2007: Alison Sanders-Fleming


In the lecture hall of the Lincoln-Sudbury Regional High School, the Sudbury Earth Decade Committee presented its yearly Jane Coddington Award for outstanding effort in the field of environmental action to Mrs. Alison Sanders-Fleming, a 9th grade earth science teacher at L-S.


The award consisted of a newly published book of essays titled “Courage for the Earth”, commemorating the 100th anniversary of the birth of Rachel Carson, and a framed map of the Rachel Carson Natural Wildlife Refuge in Maine.


In addition to teaching, Mrs. Sander-Fleming co-advises forthe L-S Environmental Club, which she founded. Known generally by her nickname, Mrs. S-F, Alison came to her calling through an urban origin and cosmopolitan upbringing.

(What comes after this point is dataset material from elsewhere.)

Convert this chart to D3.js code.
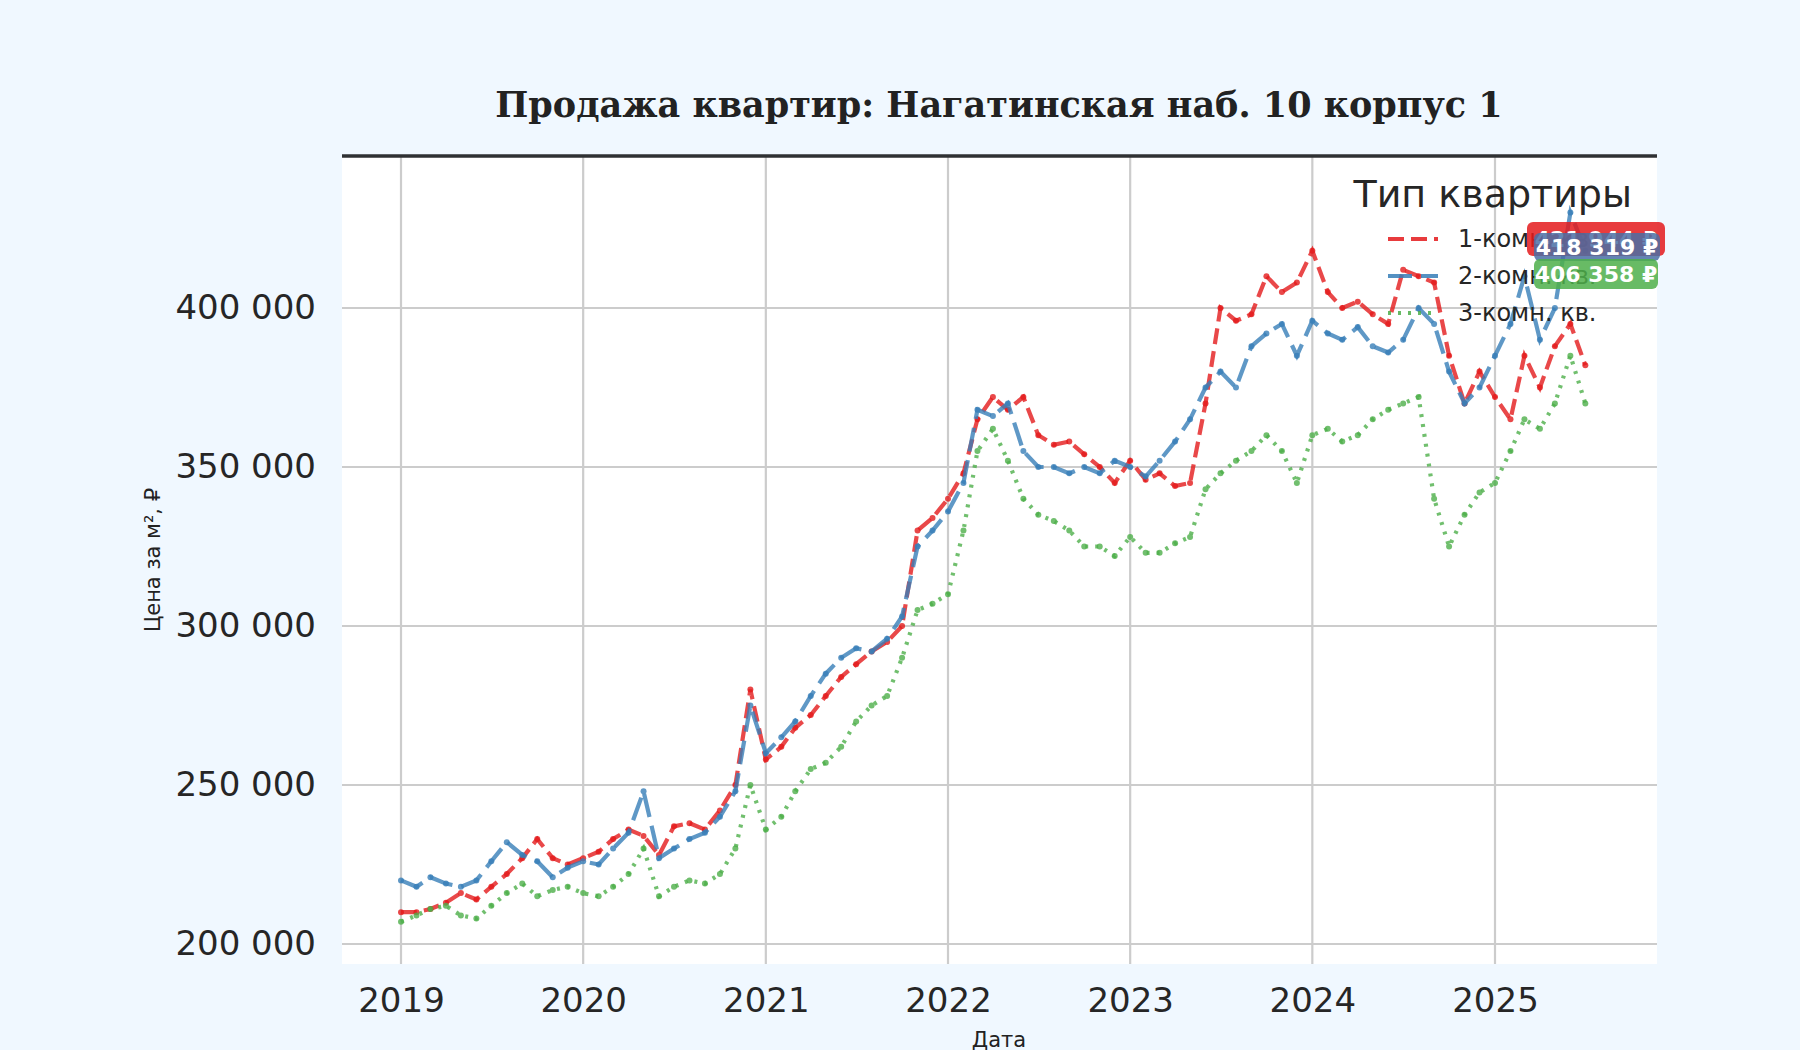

Born in New York City, she followed her father’s career to faraway places like Brazil and Turkey, but considers her childhood home Montclair, New Jersey, where she was a Girl
Scout for 10 years. Her early work history, between graduating Mount Holyoke College
with a degree in Geology and Harvard School of Education with a master’s certification in the Sciences, consisted of communications for the Association of New Jersey Environmental Commissions (ANJEC). In our state, she contributed her writing skills to
the Massachusetts Natural Heritage Program, a state-level umbrella organization founded by The Nature Conservancy.

2006: Bruce Langmuir

At the coffee reception following the April 23 Sunday service at Sudbury First Parish, the Sudbury Earth Decade Committee honored Bruce Langmuir with the sixth annual Jane Coddington Award.

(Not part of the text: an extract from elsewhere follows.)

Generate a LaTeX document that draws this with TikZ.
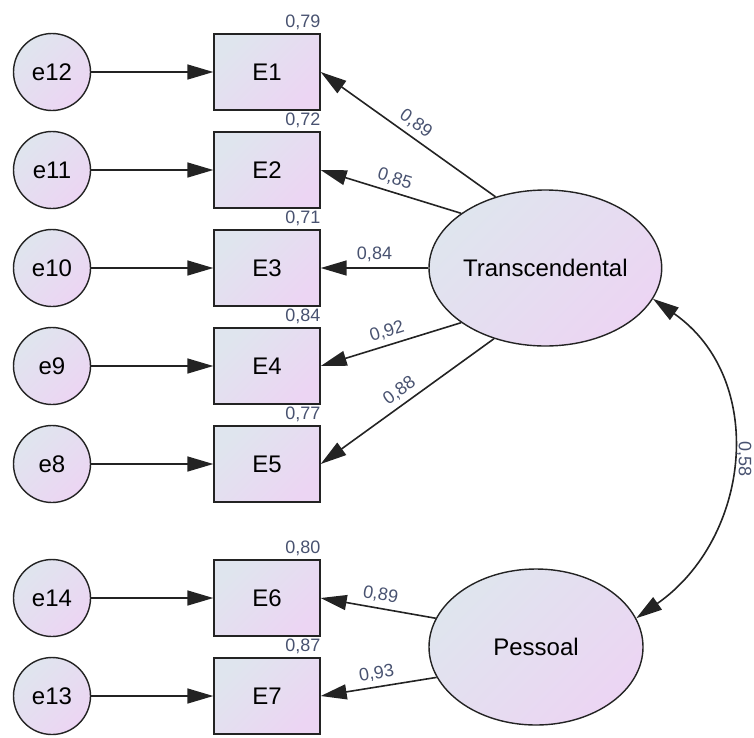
\documentclass[tikz,border=0pt]{standalone}
\usepackage{fontspec}
\setmainfont{Liberation Sans}
\usepackage{tikz}
\usetikzlibrary{shapes, positioning, calc, arrows.meta}
\definecolor{fillA}{RGB}{223,229,238}
\definecolor{fillB}{RGB}{236,213,243}
\definecolor{numtext}{RGB}{72,82,112}
\definecolor{edge}{RGB}{35,35,35}

\begin{document}
\begin{tikzpicture}[
    x = 1pt, y = 1pt, auto,
    > = {Triangle[length = 26pt, width = 15pt]},
    latent/.style = {
      ellipse, draw = edge, line width = 1.4pt, inner sep = 0pt,
      minimum width = 214pt, minimum height = 156pt,
      top color = fillA, bottom color = fillB, shading angle = 45,
      font = \fontsize{24}{28}\selectfont
    },
    manifest/.style = {
      rectangle, draw = edge, line width = 1.4pt, inner sep = 0pt,
      minimum width = 106pt, minimum height = 76pt,
      top color = fillA, bottom color = fillB, shading angle = 45,
      font = \fontsize{24}{28}\selectfont
    },
    error/.style = {
      circle, draw = edge, line width = 1.4pt, inner sep = 0pt,
      minimum size = 77pt,
      top color = fillA, bottom color = fillB, shading angle = 45,
      font = \fontsize{24}{28}\selectfont
    },
    path/.style = {
      ->, line width = 1.6pt, draw = edge
    },
    cov/.style = {
      <->, line width = 1.6pt, draw = edge
    },
    coef/.style = {
      sloped, above, inner sep = 5pt, text = numtext,
      font = \fontsize{18}{20}\selectfont
    },
    rsq/.style = {
      anchor = south east, inner sep = 3pt, inner xsep = 0pt, text = numtext,
      font = \fontsize{18}{20}\selectfont
    },
    ]

    \useasboundingbox (0,0) rectangle (754,-737);

    % draw observed items
    \node  [manifest]  (E1)  at (267,-72)  {E1};
    \foreach \i [remember = \i as \lasti (initially 1)] in {2, ..., 5}
    \node  [manifest]  (E\i)  [below = 20.6pt of E\lasti]  {E\i};
    \node  [manifest]  (E6)  [below = 56.6pt of E5]  {E6};
    \node  [manifest]  (E7)  [below = 20.6pt of E6]  {E7};

    % draw factors
    \node  [latent]  (trans)  [right = 107.6pt of E3]  {Transcendental};
    \node  [latent]  (pess)  at (536,-647)  {Pessoal};

    % draw errors and their paths
    \foreach \i/\e in {1/12, 2/11, 3/10, 4/9, 5/8, 6/14, 7/13}{
      \node  [error]  (e\e)  [left = 122.1pt of E\i]  {e\e};
      \draw  [path]  (e\e)  to  (E\i);
    }

    % squared multiple correlations
    \foreach \i/\r in {1/{0,79}, 2/{0,72}, 3/{0,71}, 4/{0,84}, 5/{0,77}, 6/{0,80}, 7/{0,87}}
    \node  [rsq]  (r\i)  at (E\i.north east)  {\r};

    % draw loadings
    \foreach \i/\a/\c in {1/125/{0,89}, 2/147/{0,85}, 3/180/{0,84}, 4/213/{0,92}, 5/234/{0,88}}
    \draw  [path]  (trans.\a)  to node  [coef]  {\c}  (E\i.east);

    \foreach \i/\a/\c in {6/164/{0,89}, 7/197/{0,93}}
    \draw  [path]  (pess.\a)  to node  [coef]  {\c}  (E\i.east);

    % factor covariance
    \draw  [cov]  (trans.344)  to [out = -35, in = 35, looseness = 1.12]
      node  [pos = .5, rotate = -90, anchor = south, inner sep = 5pt, text = numtext,
             font = \fontsize{18}{20}\selectfont]  (r58)  {0,58}  (pess.16);

\end{tikzpicture}
\end{document}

As part of the award presentation, Bruce received Tim Flannery’s book The Weather Makers: How Man Is Changing the Climate and What It Means for Life on Earth, a copy of which has been given also to the Goodnow Library.

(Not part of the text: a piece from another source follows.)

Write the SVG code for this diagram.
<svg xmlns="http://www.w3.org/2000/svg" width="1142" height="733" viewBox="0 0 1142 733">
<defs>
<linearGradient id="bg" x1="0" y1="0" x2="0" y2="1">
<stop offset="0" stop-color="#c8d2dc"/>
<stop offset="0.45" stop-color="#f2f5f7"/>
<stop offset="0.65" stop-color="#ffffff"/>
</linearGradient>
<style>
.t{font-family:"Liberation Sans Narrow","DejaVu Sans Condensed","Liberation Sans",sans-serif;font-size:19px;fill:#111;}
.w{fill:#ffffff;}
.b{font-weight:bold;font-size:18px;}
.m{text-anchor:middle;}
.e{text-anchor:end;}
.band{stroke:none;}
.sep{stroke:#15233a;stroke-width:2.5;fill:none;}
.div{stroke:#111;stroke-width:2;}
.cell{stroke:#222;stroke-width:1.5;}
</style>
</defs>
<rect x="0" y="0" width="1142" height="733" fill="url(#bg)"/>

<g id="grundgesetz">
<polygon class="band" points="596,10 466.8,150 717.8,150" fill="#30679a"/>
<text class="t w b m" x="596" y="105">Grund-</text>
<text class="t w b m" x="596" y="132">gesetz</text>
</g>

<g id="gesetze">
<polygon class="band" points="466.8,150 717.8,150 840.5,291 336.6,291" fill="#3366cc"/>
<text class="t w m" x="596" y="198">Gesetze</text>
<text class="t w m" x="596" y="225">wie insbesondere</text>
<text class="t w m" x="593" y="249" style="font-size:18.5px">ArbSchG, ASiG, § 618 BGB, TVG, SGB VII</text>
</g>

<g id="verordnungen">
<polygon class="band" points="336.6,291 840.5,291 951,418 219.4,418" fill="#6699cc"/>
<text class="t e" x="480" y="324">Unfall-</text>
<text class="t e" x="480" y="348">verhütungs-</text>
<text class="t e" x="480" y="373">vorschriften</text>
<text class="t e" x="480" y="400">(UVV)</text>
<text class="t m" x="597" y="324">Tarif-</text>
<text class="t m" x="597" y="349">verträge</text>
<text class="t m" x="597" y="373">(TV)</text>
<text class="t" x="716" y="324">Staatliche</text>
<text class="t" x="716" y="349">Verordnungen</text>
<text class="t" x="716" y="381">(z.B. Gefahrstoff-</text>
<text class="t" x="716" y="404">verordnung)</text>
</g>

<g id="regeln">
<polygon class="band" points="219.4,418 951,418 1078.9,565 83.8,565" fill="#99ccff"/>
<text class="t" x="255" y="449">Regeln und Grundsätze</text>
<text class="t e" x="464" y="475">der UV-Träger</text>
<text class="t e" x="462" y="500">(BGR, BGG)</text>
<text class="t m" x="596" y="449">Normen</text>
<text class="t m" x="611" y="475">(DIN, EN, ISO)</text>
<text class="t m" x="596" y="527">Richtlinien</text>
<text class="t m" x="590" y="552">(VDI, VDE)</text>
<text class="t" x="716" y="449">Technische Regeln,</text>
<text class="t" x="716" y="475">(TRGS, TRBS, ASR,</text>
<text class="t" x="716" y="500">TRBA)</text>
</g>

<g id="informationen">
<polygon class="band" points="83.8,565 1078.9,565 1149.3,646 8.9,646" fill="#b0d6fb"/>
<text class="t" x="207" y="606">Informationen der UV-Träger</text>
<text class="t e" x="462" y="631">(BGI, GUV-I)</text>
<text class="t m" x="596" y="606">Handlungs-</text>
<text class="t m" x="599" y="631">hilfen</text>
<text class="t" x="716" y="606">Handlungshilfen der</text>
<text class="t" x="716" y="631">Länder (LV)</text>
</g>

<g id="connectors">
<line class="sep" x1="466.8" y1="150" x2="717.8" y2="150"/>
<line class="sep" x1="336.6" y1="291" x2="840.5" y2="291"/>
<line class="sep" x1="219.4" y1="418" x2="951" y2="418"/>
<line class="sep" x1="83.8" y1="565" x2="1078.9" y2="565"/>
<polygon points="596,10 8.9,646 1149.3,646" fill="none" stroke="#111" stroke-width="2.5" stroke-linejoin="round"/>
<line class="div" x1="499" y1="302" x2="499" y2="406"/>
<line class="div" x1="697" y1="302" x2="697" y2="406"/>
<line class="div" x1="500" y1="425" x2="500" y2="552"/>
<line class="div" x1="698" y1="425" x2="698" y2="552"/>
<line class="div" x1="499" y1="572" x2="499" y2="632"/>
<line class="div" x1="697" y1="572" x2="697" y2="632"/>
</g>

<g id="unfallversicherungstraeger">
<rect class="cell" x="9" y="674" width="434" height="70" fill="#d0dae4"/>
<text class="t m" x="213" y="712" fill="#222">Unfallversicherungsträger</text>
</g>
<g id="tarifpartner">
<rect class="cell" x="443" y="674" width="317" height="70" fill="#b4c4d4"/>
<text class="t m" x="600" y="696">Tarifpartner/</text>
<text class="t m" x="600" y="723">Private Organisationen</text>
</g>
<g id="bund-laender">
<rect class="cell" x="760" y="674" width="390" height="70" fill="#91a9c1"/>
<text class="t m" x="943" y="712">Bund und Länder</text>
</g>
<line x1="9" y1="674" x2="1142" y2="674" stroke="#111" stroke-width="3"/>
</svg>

The Coddington family was represented at the ceremony by Jane’s grandson Sean McKinstry.

Bruce has been active in the promotion of renewable energy and green building design since 1976. For the past two years he has concentrated his efforts on global warming, and has been chairman of the Unitarian Universalist Association’s Threat of Global Warming Action Group for the Sudbury church.

He has been named as Ministry for Earth Representative for the UUA Massachusetts Bay District, encompassing some 55 congregations, and is a national representative of the organization.

His tireless efforts to promote awareness of the dangers inherent in climate change have involved testifying at the State House and speaking at engagements around the state to voice support for legislation that would reduce carbon dioxide emissions from fossil-fuel burning plants while providing funds for renewable energy as part of the Regional Greenhouse Gas Initiative.

As an advocate for solar power, Bruce has installed a rooftop solar collector to heat his home water.

As a member of Sudbury’s Permanent Building Committee for thirteen years and as chairman for five, Bruce managed to have roofing insulation installed on all K-8 schools in town; upgraded furnace systems, reducing energy costs by 20%; and oversaw a solar hot water system installed on the police station.

2005: Sara Abramovitz and Joanne Thompson

On June 13 Earth Decade Committee president Richard Hoenich presented the annual Jane Coddington Award to activists Sara Abramovitz and Joanne Thompson for their work in fostering recycling in the Sudbury schools.

The award, named for EDC’s founder, was given during a morning assembly at Loring School, where Sara and Joanne initiated and oversaw lunchroom and school recycling, as they had done since 1996 at Noyes School before Loring opened.

In acknowledgment of their work, Joanne and Sara each received a copy of Light at the Edge of the World: A Journey Through the Realm of Vanishing Cultures, by anthropologist Wade Davis.

Now Joanne and Sara are working with students at Lincoln-Sudbury High School to promote environmental awareness and recycling, collecting cans and bottles and delivering them to the transfer station.

Through their generosity of spirit and dedication, they have affected the way both children and adults in our community view the surrounding world.

2004: Lew Russell

2003: Anne and Mike Meixsell

As part of EDC’s participation in Sudbury Day, September 20, the Jane
Coddington Award was presented to long-time Sudbury residents and environmental
activists, Anne and Mike Meixsell.

The Meixsells were honored for their more than a quarter century of care and work on the streams and ponds around Sudbury, especially Stearns Pond where they often pulled offensive weeds with their bare hands.

Mike was also a cofounder
of the Hop Brook Protection Association.

In presenting the award, the Meixsells were honored with remarks from Frank Lyons, president of the Hop Brook Protection Association, and from EDC president, Richard Vanderslice.

2002: Dorothy Allen

2001: Ursula and Frank Lyons

2000: Laury Hammel

Laury Hammel is a lifelong environmentalist working to conserve and protect our natural resources. He is the owner and general manager of the Longfellow Clubs, a group of four tennis and fitness clubs, and founder and past president of Business for Social Responsibility, a national organization aimed at helping business be more environmentally friendly.

A father of five, Laury was presented with the first Jane Coddington Memorial Award in 2000. “To have my life’s work connected publicy with Jane Coddington’s life and legacy is a genuine privilege and very special distinction”, said Laury on receiving the award.